Lasers

Lasers

In the last decades, laser therapy has been proposed as an alternative to therapy, due to its capability to obtain tissue ablation, hemostatic, bactericidal and detoxification effects against periodontal pathogens.  Lasers have been approved by the FDA but not endorsed by the American Academy of Periodontology.  Among the different types of laser, Er:YAG (erbium-doped: yttrium-aluminum-garnet) appears to be the most suitable to be used for periodontal treatment.

Despite in vitro studies (Tweak et al. 1994, Wilder-Smith 1995, Israel 1997), that have demonstrated its ability to create a surface that suggests biocompatibility for soft tissue attachment, few clinical trials have been conducted until now evaluating the clinical outcomes of Er:YAG laser in mechanical periodontal treatment.

A recent systematic review (Schwartz 2008) suggests that the Er:YAG application in non-surgical periodontal therapy was comparable with non-surgical mechanical debridement.  However due to the high heterogeneity of the studies, a meta-analysis could not be formed.  Therefore their conclusions were based on a simple narrative synthesis.

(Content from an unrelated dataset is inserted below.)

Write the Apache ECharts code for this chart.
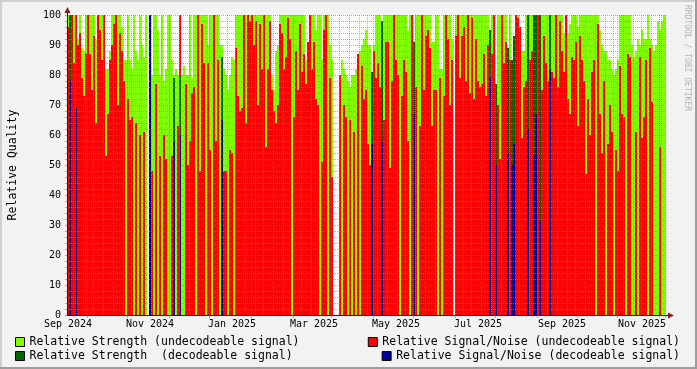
<!DOCTYPE html>
<html><head><meta charset="utf-8">
<script src="https://cdn.jsdelivr.net/npm/echarts@6/dist/echarts.min.js"></script>
<style>html,body{margin:0;padding:0;background:#f2f2f2}#c{width:697px;height:369px}</style>
</head><body><div id="c"></div>
<script>
// Relative Strength (undecodeable signal), one value per 2-pixel time slot
const strengthUndecodeable = [
100,100,100,100,100,92,100,89,88,100,
100,100,100,100,92,100,100,100,100,82,
82,88,100,100,100,100,100,96,85,85,
100,85,82,100,88,85,100,90,86,100,
null,0,80,100,100,95,80,100,78,82,
100,100,85,80,82,80,80,80,83,80,
80,100,79,100,100,100,100,100,100,100,
90,100,100,100,100,100,90,90,82,80,
75,80,86,85,100,100,100,100,100,100,
100,100,100,100,100,100,100,100,100,100,
100,100,80,75,88,90,100,100,100,100,
100,100,100,100,100,100,100,100,100,85,
84,100,100,100,95,100,100,85,100,100,
100,90,85,null,null,null,80,85,82,80,
78,76,80,80,82,85,88,90,92,95,
90,90,0,90,100,100,100,0,100,100,
100,100,100,95,100,100,100,100,100,100,
95,100,100,0,100,100,100,100,100,100,
100,100,91,91,100,100,82,82,100,100,
100,100,92,null,100,100,100,100,100,100,
100,100,100,100,100,100,100,100,100,100,
100,0,100,100,0,100,100,100,100,100,
0,100,0,0,100,100,88,88,88,100,
0,100,100,0,0,100,0,100,100,100,
100,0,100,100,100,100,100,100,94,94,
94,97,100,100,100,96,100,100,100,100,
100,100,100,100,100,100,95,90,88,88,
85,85,82,80,82,85,100,100,100,100,
100,100,90,86,88,92,90,95,92,92,
100,92,90,88,90,98,95,98,100
];
// Relative Signal/Noise (undecodeable signal)
const snrUndecodeable = [
96,0,100,84,100,90,94,79,73,87,
100,87,75,93,64,100,95,85,100,53,
67,85,90,97,100,70,94,88,78,0,
72,65,66,0,64,0,60,0,61,0,
null,0,48,0,77,0,53,0,60,52,
0,0,53,0,0,63,100,0,0,77,
50,58,74,76,0,100,48,97,84,0,
84,55,0,100,58,85,0,0,48,48,
0,55,54,0,89,73,68,69,100,64,
100,98,100,90,98,70,97,82,100,56,
82,98,75,68,64,70,97,94,82,86,
99,92,0,66,88,75,97,81,87,77,
91,100,82,91,72,70,0,51,95,100,
0,79,46,null,null,null,80,0,70,66,
0,65,0,61,0,87,0,83,72,75,
57,50,0,88,79,84,76,0,65,91,
91,49,78,100,85,80,0,73,85,81,
58,0,100,0,76,0,63,100,75,93,
95,89,63,75,75,0,79,0,73,100,
92,70,85,null,93,100,79,93,96,78,
100,74,99,72,92,78,76,77,87,73,
90,0,87,100,0,70,52,100,84,91,
0,85,0,0,100,99,96,59,76,78,
0,85,88,0,0,100,0,75,93,84,
78,0,81,79,100,76,98,88,81,100,
72,67,86,85,91,63,93,85,78,47,
72,60,81,85,0,97,67,54,78,0,
57,70,61,0,55,48,83,67,66,0,
87,86,0,0,61,0,86,59,66,85,
0,89,71,0,0,0,56,0,0
];
// decodeable-signal slots
const decodeableSlots      = [1,4,41,53,56,77,152,157,173,211,214,220,222,223,230,233,234,236,241];
const strengthDecodeable   = [100,69,100,79,80,86,81,98,91,95,77,89,85,93,100,100,100,100,100];
const snrDecodeable        = [78,69,100,58,60,65,57,58,67,79,50,54,50,57,62,53,67,31,82];
// x-axis labels and their slots
const tickLabels = ['Sep 2024','Nov 2024','Jan 2025','Mar 2025','May 2025','Jul 2025','Sep 2025','Nov 2025'];
const tickSlots  = [0,41,82,123,164,205,247,287];
// major vertical grid (mid-month) slots
const majorGridSlots = [10,30,51,71,92,113,132,153,173,194,214,235,255,275,296];

const N = strengthUndecodeable.length;
const cats = Array.from({length: N}, (_, i) => String(i));
const dStr = new Array(N).fill(null), dSnr = new Array(N).fill(null);
decodeableSlots.forEach((s, k) => { dStr[s] = strengthDecodeable[k]; dSnr[s] = snrDecodeable[k]; });
const minorSet = new Set();
for (let k = 0; k < 80; k++) { const c = Math.round(-0.75 + 4.725 * k); if (c > 0 && c < N) minorSet.add(c); }
const majorSet = new Set(majorGridSlots);
const tickSet = new Set(tickSlots);

const FONT = "'DejaVu Sans Mono', monospace";
const GL = 67, GT = 15, GW = 598, GH = 300;
const GRID = 'rgba(143,143,143,0.75)', MGRID = 'rgba(222,79,79,0.6)';
const ARROW = '#801f1f', AXIS = '#1f1f1f';

const chart = echarts.init(document.getElementById('c'), null, {renderer: 'canvas'});
const barBase = {type: 'bar', barGap: '-100%', barCategoryGap: '0%', z: 2, silent: true, animation: false};
const legendBase = {itemWidth: 9, itemHeight: 9, icon: 'rect', padding: 0, itemGap: 0, selectedMode: false,
  itemStyle: {borderColor: '#000', borderWidth: 1},
  textStyle: {fontFamily: FONT, fontSize: 11.5, color: '#000'}};
const names = ['Relative Strength (undecodeable signal)', 'Relative Signal/Noise (undecodeable signal)',
  'Relative Strength  (decodeable signal)', 'Relative Signal/Noise (decodeable signal)'];

chart.setOption({
  animation: false,
  backgroundColor: '#f2f2f2',
  grid: {left: GL, top: GT, width: GW, height: GH, show: true, backgroundColor: '#fff', borderWidth: 0,
    containLabel: false, outerBoundsMode: 'none'},
  xAxis: [{
    type: 'category', data: cats, boundaryGap: true, z: 5,
    axisLine: {show: true, lineStyle: {color: AXIS, width: 1}},
    axisTick: {show: true, length: 3, interval: (i) => majorSet.has(i), lineStyle: {color: MGRID}},
    axisLabel: {show: true, interval: (i) => tickSet.has(i), formatter: (v, i) => tickLabels[tickSlots.indexOf(Number(v))] || '',
      fontFamily: FONT, fontSize: 10, color: '#000', margin: 4},
    splitLine: {show: true, interval: (i) => majorSet.has(i), lineStyle: {color: MGRID, type: [1, 1], width: 1}}
  }, {
    type: 'category', data: cats, boundaryGap: true, z: 4, position: 'bottom',
    axisLine: {show: false}, axisTick: {show: false}, axisLabel: {show: false},
    splitLine: {show: true, interval: (i) => minorSet.has(i) && !majorSet.has(i), lineStyle: {color: GRID, type: [1, 1], width: 1}}
  }],
  yAxis: {
    type: 'value', min: 0, max: 100, interval: 10, z: 5,
    name: 'Relative Quality', nameLocation: 'middle', nameGap: 48, nameRotate: 90,
    nameTextStyle: {fontFamily: FONT, fontSize: 11.5, color: '#000'},
    axisLine: {show: true, lineStyle: {color: AXIS, width: 1}},
    axisTick: {show: true, length: 2, lineStyle: {color: MGRID}},
    minorTick: {show: true, splitNumber: 5, length: 2, lineStyle: {color: GRID}},
    axisLabel: {fontFamily: FONT, fontSize: 10, color: '#000', margin: 6},
    splitLine: {show: true, lineStyle: {color: MGRID, type: [1, 1], width: 1}},
    minorSplitLine: {show: true, lineStyle: {color: GRID, type: [1, 1], width: 1}}
  },
  legend: [
    Object.assign({}, legendBase, {data: [names[0]], left: 15, top: 336}),
    Object.assign({}, legendBase, {data: [names[2]], left: 15, top: 350}),
    Object.assign({}, legendBase, {data: [names[1]], right: 17, top: 336}),
    Object.assign({}, legendBase, {data: [names[3]], right: 17, top: 350})
  ],
  series: [
    Object.assign({}, barBase, {name: names[0], data: strengthUndecodeable, itemStyle: {color: '#80ff00'}}),
    Object.assign({}, barBase, {name: names[1], data: snrUndecodeable, itemStyle: {color: '#ff0000'}}),
    Object.assign({}, barBase, {name: names[2], data: dStr, itemStyle: {color: '#006600'}}),
    Object.assign({}, barBase, {name: names[3], data: dSnr, itemStyle: {color: '#000099'}})
  ],
  graphic: [
    {type: 'rect', shape: {x: 0, y: 0, width: 697, height: 2}, style: {fill: '#cfcfcf'}, silent: true},
    {type: 'rect', shape: {x: 0, y: 0, width: 2, height: 369}, style: {fill: '#cfcfcf'}, silent: true},
    {type: 'rect', shape: {x: 0, y: 367, width: 697, height: 2}, style: {fill: '#9e9e9e'}, silent: true},
    {type: 'rect', shape: {x: 695, y: 0, width: 2, height: 369}, style: {fill: '#9e9e9e'}, silent: true},
    {type: 'line', shape: {x1: GL + 0.5, y1: GT, x2: GL + 0.5, y2: GT - 3}, style: {stroke: AXIS, lineWidth: 1}, silent: true, z: 10},
    {type: 'polygon', shape: {points: [[GL + 0.5, GT - 8], [GL - 2.5, GT - 2], [GL + 3.5, GT - 2]]}, style: {fill: ARROW}, silent: true, z: 10},
    {type: 'line', shape: {x1: GL + GW, y1: GT + GH + 0.5, x2: GL + GW + 3, y2: GT + GH + 0.5}, style: {stroke: AXIS, lineWidth: 1}, silent: true, z: 10},
    {type: 'polygon', shape: {points: [[GL + GW + 9, GT + GH + 0.5], [GL + GW + 3, GT + GH - 2.5], [GL + GW + 3, GT + GH + 3.5]]}, style: {fill: ARROW}, silent: true, z: 10},
    {type: 'text', x: 687, y: 5, rotation: -Math.PI / 2, silent: true,
      style: {text: 'RRDTOOL / TOBI OETIKER', fontFamily: FONT, fontSize: 8, fill: '#b4b4b4', align: 'left', verticalAlign: 'middle'}}
  ]
});
</script></body></html>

Henceforth, The Sixth European Workshop on Periodontitis (Sanz 2008) highly recommended a well designed randomized controlled clinical trial with a large population design to further evaluate the efficacy of Er:YAG laser treatment compared with traditional mechanical debridement.

A recent article; Lack of adjunctive benefit of the Er:YAG laser in non-surgical periodontal treatment: a randomized split mouth clinical trial- Rotundo, R  J Clin Perio 2010,  took up such a task.  This is the first study to evaluate Er:YAG laser treatment using the highest standard in study design.  The CONSORT design (Consolidated Standards of Reporting Trials) was dictated due to the controversial results of laser treatment.  This study design shows the greatest transparency in reporting randomized controlled studies.

The study compared four modalities of non surgical therapy: supra-gingival debridement, scaling and rooot planing (SRP) + Er:YAG laser, Er:YAG laser, and SRP.  Clinical outcomes were evaluated at 3 and 6 months.

This study concluded that there are benefits and disadvantages of using the Er:YAG laser treatment.  The main advantage is that it shows a similar clinical attachment gain value to the one reported by the SRP approach, it does not cause significant discomfort for the patient and it it is less time consuming than the other treatments.

However, Er:YAG laser efficacy was similar to the supra-gingival scaling, while the SRP approach resulted in a statistically greater efficacy than the supra-gingival scaling. This means when comparing the results from 3 to 6 months, the Er:YAG laser had an appreciable loss in attachment, similar to supra-gingival scaling, whereas SRP maintained the attachment gain.  The results also show that when the laser is used along with SRP, it does not provide a further adjunctive benefit with respect to SRP alone.